Decline: schooling, migration and prestige
Why do small languages fail? The answers here are painfully practical. State education systems, job markets and media privilege regional and national languages. For Nihali families, learning Marathi or Hindi is a rational route to schooling, work and social mobility. Parents encourage it because it concretely increases their children’s chances. At the same time, migration to towns for labour reduces intergenerational transmission: language learning requires daily, routine use. Without institutional support (schools, printed material, media), revitalisation becomes an uphill task. This sociolinguistic reality explains the near absence of monolingual speakers and the fact that younger generations are increasingly Marathi- or Hindi-dominant.

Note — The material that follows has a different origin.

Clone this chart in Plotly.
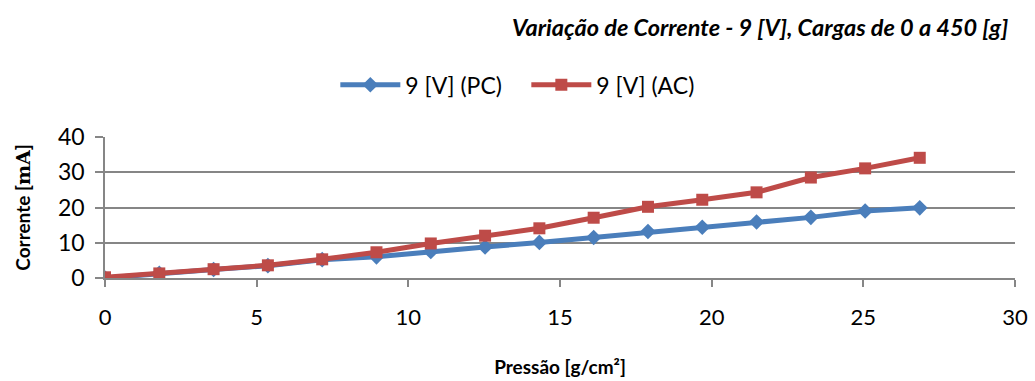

Documentation and ethical practice
There have been two decades of renewed documentation: detailed grammars, text corpora, audio-visual archives and lexicons (Nagaraja’s major corpus is central here). These records are crucial: they make it possible to analyse phonology, to compare forms across dialects, and to prepare materials that local communities might use for teaching. But documentation must be ethical. Historically, some collectors deposited materials in distant archives, inaccessible to speakers; modern practice emphasises co-design: community copies, co-authored materials, and training for local teachers and archivists.
Practical priorities for documentation should include: (1) high-quality audio-video of narratives and ritual speech, (2) a searchable lexicon with morphological annotation, (3) orthography trials (if community wants a script), and (4) capacity-building so local people can teach and curate materials. These are not only technical tasks but political and ethical ones.
Paths for revitalisation: realistic, community-driven
Revitalisation succeeds when the language acquires practical value in modern life. For Nihali that can mean modest, locally rooted steps: a community radio segment for market news and seasonal farming advice in Nihali; micro-grants for artisans using traditional terminology in labels and fairs; youth programs that pair language learning with craft apprenticeships. Crucially, all such programs must be community-led: outsiders can provide training and funding but not decide priorities. Successful models elsewhere combine language classes with tangible economic incentives — not to “museum-ify” the tongue but to give young people reasons to speak it while participating in modern life.
Conclusion: why Nihali matters historically and now
Nihali is small but historically rich. Its mixture of heavy borrowing and a recalcitrant lexical core forces scholars to confront messy processes: ancient substrata, layered contact, social marginalisation and adaptive identity strategies. Historicising Nihali means reading those processes together, not as separate curiosities but as a joint account of how languages survive and change on the margins of regional power.
The story ends, for now, in questions rather than simple prescriptions. Can the fragments of an old linguistic landscape be recovered well enough to make confident historical claims? If a small community chooses economic mobility over linguistic continuity, how should outsiders respond — with documentation, with capacity building, or with the uncomfortable acceptance of change? And finally: if some words carry unique knowledge about place, who owns that knowledge, and how should it be stewarded so that both scholarly reconstruction and communal life are respected?